- For the torpedo-shaped underwater vehicle ridden by two frogmen, sometimes referred to as a 'chariot', see Human torpedo.
A chariot is a two-wheeled, horse-drawn vehicle. In Latin biga is a two-horse chariot, and quadriga is a four-horse chariot. It was used for battle during the Bronze and Iron Ages, and continued to be used for travel, processions and in games after it had been superseded militarily. Early forms may also have had four wheels, although these are not usually referred to as chariots. The critical invention that allowed the construction of light, horse-drawn chariots for use in battle was the spoked wheel. In these times, most horses could not support the weight of a man in battle; the original wild horse was a large pony in size.
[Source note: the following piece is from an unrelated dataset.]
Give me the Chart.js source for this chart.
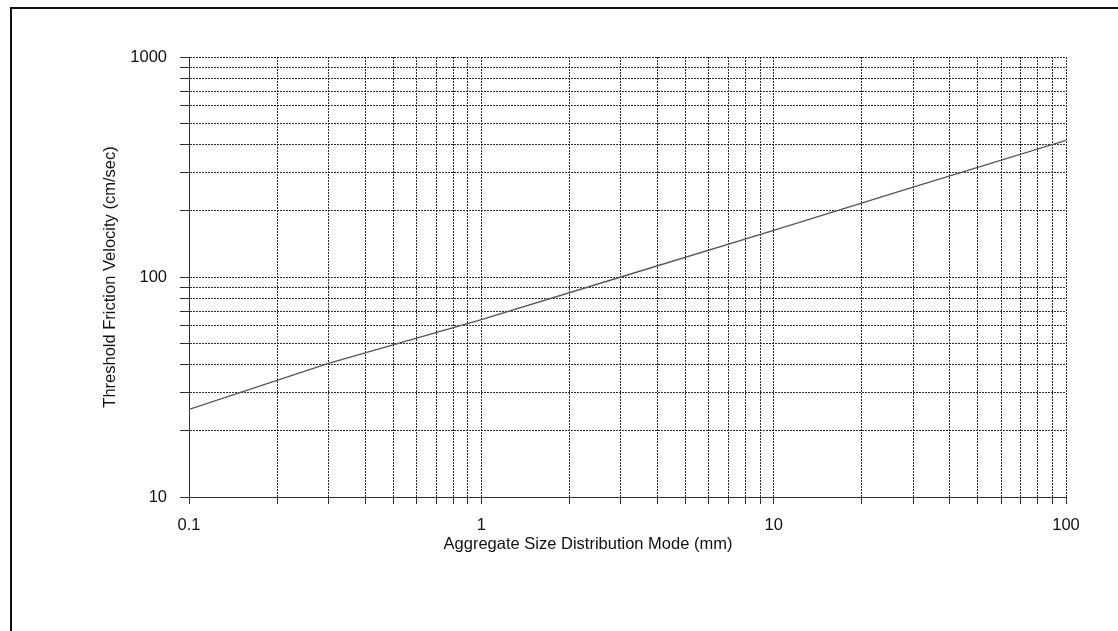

Chariots were effective in war only on fairly flat, open terrain. As horses were gradually bred to be larger and stronger, chariots gave way to cavalry. The earliest spoke-wheeled chariots date to ca. 2300 BC and their usage peaked around 1300 BC (see Battle of Kadesh). Chariot races continued to be popular in Constantinople until the 6th century.
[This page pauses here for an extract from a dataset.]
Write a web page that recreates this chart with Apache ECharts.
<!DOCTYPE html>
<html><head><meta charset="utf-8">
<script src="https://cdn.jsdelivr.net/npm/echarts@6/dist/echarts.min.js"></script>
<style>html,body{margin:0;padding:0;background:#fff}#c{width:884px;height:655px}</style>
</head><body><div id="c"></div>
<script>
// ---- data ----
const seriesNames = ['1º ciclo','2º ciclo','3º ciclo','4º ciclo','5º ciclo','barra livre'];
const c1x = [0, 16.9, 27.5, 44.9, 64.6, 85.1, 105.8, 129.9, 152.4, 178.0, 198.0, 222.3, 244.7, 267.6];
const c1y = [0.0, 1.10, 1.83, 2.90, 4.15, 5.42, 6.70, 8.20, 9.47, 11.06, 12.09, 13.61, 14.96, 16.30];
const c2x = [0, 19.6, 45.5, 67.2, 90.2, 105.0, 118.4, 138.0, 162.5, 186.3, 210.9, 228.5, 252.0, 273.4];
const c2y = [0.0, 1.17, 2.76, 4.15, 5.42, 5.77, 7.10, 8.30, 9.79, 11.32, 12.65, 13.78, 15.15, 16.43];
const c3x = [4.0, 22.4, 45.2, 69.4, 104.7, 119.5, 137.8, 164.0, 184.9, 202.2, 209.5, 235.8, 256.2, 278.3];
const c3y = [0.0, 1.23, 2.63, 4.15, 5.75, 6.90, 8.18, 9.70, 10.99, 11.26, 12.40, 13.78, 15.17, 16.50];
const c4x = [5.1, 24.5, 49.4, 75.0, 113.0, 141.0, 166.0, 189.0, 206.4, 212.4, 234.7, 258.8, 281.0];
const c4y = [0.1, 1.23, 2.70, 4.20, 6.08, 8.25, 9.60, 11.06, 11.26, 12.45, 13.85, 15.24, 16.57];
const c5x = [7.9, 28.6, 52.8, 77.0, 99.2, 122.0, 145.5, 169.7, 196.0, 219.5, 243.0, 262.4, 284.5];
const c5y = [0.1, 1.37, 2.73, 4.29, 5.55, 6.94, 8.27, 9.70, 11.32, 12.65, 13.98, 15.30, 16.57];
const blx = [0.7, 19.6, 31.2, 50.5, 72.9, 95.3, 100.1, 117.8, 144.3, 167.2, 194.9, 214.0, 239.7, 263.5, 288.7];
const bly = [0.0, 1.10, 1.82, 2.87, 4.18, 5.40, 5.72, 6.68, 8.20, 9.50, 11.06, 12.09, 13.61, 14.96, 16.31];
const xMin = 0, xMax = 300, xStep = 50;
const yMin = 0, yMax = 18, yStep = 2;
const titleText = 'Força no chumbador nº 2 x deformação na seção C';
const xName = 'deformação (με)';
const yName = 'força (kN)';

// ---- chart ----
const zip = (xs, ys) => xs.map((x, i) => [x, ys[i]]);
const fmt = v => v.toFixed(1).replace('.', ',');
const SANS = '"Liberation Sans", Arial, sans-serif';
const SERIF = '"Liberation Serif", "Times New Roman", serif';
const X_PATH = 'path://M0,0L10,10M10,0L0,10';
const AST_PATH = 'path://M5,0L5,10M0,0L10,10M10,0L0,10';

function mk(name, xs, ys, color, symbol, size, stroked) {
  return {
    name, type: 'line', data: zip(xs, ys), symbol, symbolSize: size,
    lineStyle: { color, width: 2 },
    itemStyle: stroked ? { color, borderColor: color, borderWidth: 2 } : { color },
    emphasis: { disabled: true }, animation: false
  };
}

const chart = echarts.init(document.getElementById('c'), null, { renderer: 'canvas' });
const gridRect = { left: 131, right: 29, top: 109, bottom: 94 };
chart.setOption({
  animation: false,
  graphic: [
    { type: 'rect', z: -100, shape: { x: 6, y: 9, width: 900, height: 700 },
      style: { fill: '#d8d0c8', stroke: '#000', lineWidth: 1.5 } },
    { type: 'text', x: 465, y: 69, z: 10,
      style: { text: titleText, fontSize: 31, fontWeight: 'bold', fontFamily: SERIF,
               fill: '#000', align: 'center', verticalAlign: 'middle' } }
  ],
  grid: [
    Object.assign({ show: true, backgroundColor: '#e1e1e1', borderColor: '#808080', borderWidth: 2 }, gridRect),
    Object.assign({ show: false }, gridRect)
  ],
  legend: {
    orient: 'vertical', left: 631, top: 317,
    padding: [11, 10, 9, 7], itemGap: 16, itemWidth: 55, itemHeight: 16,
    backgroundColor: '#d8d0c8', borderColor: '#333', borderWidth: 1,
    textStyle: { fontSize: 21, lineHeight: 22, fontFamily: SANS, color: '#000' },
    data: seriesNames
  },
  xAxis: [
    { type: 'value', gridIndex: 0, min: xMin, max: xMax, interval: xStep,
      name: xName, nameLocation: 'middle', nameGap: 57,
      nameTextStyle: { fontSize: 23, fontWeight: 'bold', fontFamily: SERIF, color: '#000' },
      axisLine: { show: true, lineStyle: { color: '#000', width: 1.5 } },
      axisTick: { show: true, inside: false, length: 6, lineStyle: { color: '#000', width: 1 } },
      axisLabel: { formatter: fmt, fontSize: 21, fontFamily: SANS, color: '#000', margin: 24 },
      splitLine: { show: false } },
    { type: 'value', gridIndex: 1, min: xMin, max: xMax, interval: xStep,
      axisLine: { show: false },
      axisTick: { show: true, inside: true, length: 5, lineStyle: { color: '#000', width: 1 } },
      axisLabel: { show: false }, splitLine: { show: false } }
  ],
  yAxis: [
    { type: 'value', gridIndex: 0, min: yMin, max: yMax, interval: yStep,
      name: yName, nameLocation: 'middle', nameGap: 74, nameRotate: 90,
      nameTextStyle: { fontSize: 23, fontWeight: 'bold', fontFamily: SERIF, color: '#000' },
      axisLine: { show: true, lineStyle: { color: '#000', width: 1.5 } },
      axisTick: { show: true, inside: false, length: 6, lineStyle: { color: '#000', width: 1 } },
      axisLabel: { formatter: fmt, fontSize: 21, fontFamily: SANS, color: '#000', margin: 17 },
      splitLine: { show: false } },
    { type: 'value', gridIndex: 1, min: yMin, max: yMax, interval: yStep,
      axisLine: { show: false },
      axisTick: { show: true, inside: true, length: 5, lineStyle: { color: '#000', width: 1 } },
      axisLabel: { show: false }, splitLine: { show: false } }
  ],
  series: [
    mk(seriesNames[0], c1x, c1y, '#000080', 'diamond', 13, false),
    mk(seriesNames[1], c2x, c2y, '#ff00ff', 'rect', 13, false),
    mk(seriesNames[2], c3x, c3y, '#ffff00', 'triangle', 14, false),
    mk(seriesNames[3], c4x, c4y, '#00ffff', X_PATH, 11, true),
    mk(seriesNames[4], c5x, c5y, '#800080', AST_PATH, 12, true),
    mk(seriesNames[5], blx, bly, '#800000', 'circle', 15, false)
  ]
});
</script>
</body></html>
In modern warfare, the tactical role of the chariot is played by the tank. In World War I, just before the introduction of the first tanks, motorcycles with machine-guns mounted on a sidecar constituted a mechanized version of the chariot, and the Russian tachanka briefly re-introduced horse-drawn chariots, armed with machine-guns.
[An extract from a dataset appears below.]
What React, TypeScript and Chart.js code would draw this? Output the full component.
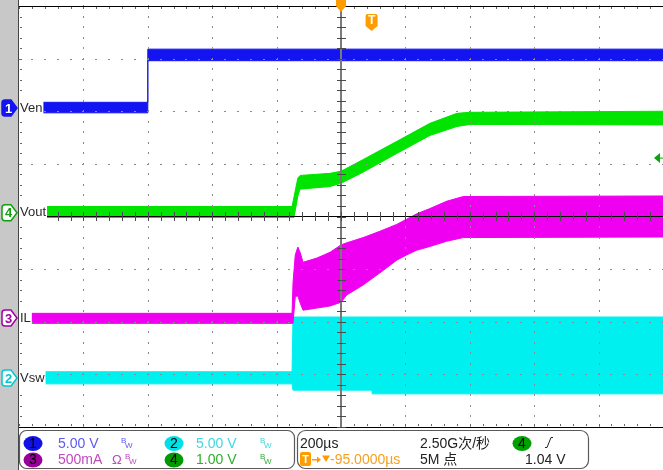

The earliest depiction of chariots is on the "battle standard" of Ur in southern Mesopotamia, ca. 2600 BC. The vehicles depicted are more properly called carts, still double-axled and pulled by tamed asses or onagers. Such heavy chariots may have been part of the baggage train rather than vehicles of battle in themselves. The Sumerians had also a lighter, two-wheeled type of chariot, pulled by four onagers, but still with solid wooden wheels.
Some kurgans contain warriors that have been buried together with their horses and their chariots. Chariots figure prominently in Indo-Iranian mythology. Chariots are also an important part of Hindu as well as of Persian mythology, with most of the gods in their pantheon portrayed as riding them. The Sanskrit word for a chariot is ratha, a collective to a Proto-Indo-European word for "wheel" that also resulted in Latin rota.